A: Michael Kehoe noted that property pricing is at a 20-year high and they see it as a very attractive opportunity for growth. They will always prioritize profitability over growth, and depending on market trends, this will impact growth in that line of business. They are optimistic and not seeing any inroads from standard companies at the moment. -
Leveraging Low-Cost Advantage
Q: Is Kinsale leveraging its low-cost advantage for growth?
A: Brian Haney explained that they aim to maximize value for investors by balancing ROE and growth. Being a low-cost operator provides leeway competitors don't have, allowing them to cut rates in certain areas to grow faster. They don't need to maintain a 30% ROE to maximize book value. -
Entry into Admitted Market
Q: Will Kinsale enter the specialty admitted market?

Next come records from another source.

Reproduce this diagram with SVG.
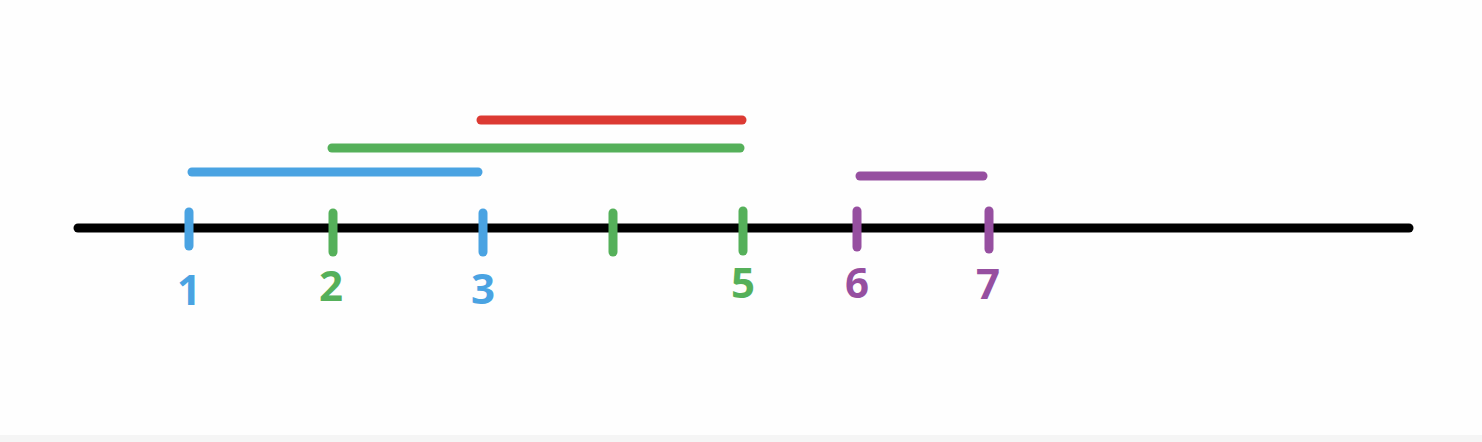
<svg xmlns="http://www.w3.org/2000/svg" width="1482" height="442" viewBox="0 0 1482 442">
<style>
line{stroke-width:9;stroke-linecap:round}
.b{stroke:#4aa3e2}.g{stroke:#55b05a}.r{stroke:#dc3a33}.p{stroke:#964fa0}.k{stroke:#000}
text{font-family:"Open Sans","Noto Sans",sans-serif;font-weight:bold;font-size:42px;text-anchor:middle}
.tb{fill:#4aa3e2}.tg{fill:#55b05a}.tp{fill:#964fa0}
</style>
<rect x="0" y="0" width="1482" height="442" fill="#fefefe"/>
<rect x="0" y="435" width="1482" height="7" fill="#f5f5f5"/>
<g id="connectors">
<line class="k" x1="78" y1="228" x2="1409" y2="228"/>
<line class="r" x1="481" y1="120" x2="742" y2="120"/>
<line class="g" x1="332" y1="148" x2="740" y2="148"/>
<line class="b" x1="192" y1="172" x2="478" y2="172"/>
<line class="p" x1="860" y1="176" x2="983" y2="176"/>
</g>
<g id="tick1"><line class="b" x1="189" y1="212" x2="189" y2="246"/><text class="tb" x="189" y="305">1</text></g>
<g id="tick2"><line class="g" x1="333" y1="213" x2="333" y2="252"/><text class="tg" x="331" y="301">2</text></g>
<g id="tick3"><line class="b" x1="483" y1="213" x2="483" y2="252"/><text class="tb" x="483" y="304">3</text></g>
<g id="tick4"><line class="g" x1="613" y1="213" x2="613" y2="252"/></g>
<g id="tick5"><line class="g" x1="743" y1="211" x2="743" y2="251"/><text class="tg" x="743" y="298">5</text></g>
<g id="tick6"><line class="p" x1="857" y1="211" x2="857" y2="247"/><text class="tp" x="857" y="298">6</text></g>
<g id="tick7"><line class="p" x1="989" y1="211" x2="989" y2="249"/><text class="tp" x="988" y="299">7</text></g>
</svg>
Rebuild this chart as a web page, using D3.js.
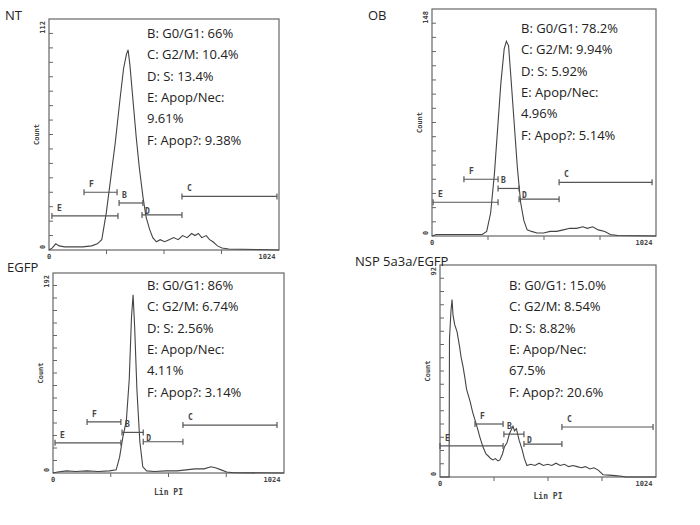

A: Michael Kehoe mentioned that over the next couple of years, they will focus on building their position in the E&S market. Looking several years ahead, it's highly likely they will enter the specialty admitted space, but not in the next couple of years. -
Competition from Admitted Carriers
Q: Are admitted carriers trying to win back E&S business?
A: Brian Haney stated they are not seeing business flow out of E&S into admitted markets. Increased competition is generally from MGAs, not from admitted carriers. -
Growth Expectations and Tough Comparisons
Q: Should we expect slower growth in Q2 due to tough comps?
A: Michael Kehoe acknowledged that their overall growth slowed slightly compared to previous periods, but they are still growing at a rapid rate and remain optimistic about growth prospects. They do not forecast growth or offer growth guidance but noted the tough comparison for Q2. -
Opportunities in Casualty Lines
Q: Do reserving issues create more opportunities in casualty?
A: Brian Haney confirmed they are seeing increased opportunities in casualty lines right now. Michael Kehoe added that the expansion of delegated underwriting authorities, some of which are aggressive in underwriting and pricing, is likely to contract in the future, which is bullish for the market and for Kinsale. -
Tax Rate Guidance
Q: What is a good full-year tax rate estimate?
A: Bryan Petrucelli suggested looking at their tax rates over a 12-month period for a better guide. A significant number of stock options were exercised in the first quarter, which drove the rate down.